## [Data section]

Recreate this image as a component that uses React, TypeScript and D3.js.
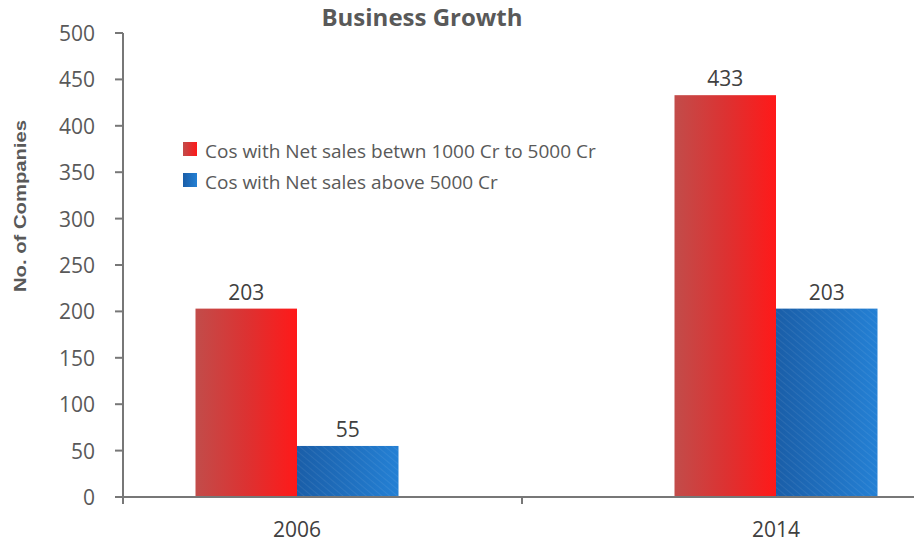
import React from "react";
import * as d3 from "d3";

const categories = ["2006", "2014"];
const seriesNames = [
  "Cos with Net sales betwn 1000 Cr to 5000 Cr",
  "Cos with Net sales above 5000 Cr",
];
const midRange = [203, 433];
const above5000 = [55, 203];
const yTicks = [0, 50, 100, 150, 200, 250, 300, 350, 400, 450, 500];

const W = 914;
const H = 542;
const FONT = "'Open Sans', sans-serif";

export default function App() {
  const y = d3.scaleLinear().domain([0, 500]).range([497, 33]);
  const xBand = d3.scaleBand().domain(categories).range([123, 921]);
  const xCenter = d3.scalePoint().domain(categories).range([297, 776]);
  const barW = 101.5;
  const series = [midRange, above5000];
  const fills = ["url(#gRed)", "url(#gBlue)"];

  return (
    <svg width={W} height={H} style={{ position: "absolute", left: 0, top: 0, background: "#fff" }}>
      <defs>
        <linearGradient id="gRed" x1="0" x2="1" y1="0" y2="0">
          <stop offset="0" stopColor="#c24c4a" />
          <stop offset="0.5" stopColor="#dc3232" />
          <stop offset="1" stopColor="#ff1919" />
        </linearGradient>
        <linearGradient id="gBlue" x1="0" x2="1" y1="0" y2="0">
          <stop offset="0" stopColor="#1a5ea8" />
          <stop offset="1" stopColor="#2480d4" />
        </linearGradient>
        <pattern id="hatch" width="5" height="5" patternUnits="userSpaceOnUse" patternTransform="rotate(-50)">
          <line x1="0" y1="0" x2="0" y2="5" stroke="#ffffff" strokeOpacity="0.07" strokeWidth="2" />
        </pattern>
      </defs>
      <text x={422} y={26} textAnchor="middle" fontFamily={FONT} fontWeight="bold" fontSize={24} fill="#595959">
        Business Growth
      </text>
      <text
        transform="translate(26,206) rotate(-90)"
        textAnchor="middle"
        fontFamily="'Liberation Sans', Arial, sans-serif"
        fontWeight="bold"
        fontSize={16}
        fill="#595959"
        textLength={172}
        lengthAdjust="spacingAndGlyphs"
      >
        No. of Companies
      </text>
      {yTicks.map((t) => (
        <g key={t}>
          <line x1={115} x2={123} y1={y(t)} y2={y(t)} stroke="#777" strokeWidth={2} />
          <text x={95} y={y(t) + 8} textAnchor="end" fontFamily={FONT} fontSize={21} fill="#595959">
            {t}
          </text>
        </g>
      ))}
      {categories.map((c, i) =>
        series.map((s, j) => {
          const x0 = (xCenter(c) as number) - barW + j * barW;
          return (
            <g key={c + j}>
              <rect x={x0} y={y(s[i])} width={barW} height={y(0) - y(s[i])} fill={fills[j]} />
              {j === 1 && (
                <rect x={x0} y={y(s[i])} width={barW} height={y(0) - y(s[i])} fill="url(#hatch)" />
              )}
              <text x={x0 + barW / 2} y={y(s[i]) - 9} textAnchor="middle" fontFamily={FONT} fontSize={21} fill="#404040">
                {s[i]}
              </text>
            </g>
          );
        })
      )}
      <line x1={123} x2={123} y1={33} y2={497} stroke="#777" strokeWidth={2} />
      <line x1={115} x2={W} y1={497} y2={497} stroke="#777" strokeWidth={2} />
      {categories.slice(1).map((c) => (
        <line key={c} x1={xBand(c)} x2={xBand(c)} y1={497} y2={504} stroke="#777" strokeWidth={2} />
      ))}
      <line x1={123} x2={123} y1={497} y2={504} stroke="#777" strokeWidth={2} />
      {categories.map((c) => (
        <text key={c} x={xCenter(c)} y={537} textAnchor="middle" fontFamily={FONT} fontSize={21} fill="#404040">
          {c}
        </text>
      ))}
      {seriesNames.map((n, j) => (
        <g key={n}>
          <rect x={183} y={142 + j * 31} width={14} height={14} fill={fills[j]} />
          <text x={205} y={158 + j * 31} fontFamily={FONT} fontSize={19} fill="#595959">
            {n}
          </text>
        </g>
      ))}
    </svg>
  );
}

## [Directions]
Restate the data word for word from its first line through the line with "400, 450, 500];", leaving out any picture along the way.

## [Answer to the task]
Recreate this image as a component that uses React, TypeScript and D3.js.
import React from "react";
import * as d3 from "d3";

const categories = ["2006", "2014"];
const seriesNames = [
  "Cos with Net sales betwn 1000 Cr to 5000 Cr",
  "Cos with Net sales above 5000 Cr",
];
const midRange = [203, 433];
const above5000 = [55, 203];
const yTicks = [0, 50, 100, 150, 200, 250, 300, 350, 400, 450, 500];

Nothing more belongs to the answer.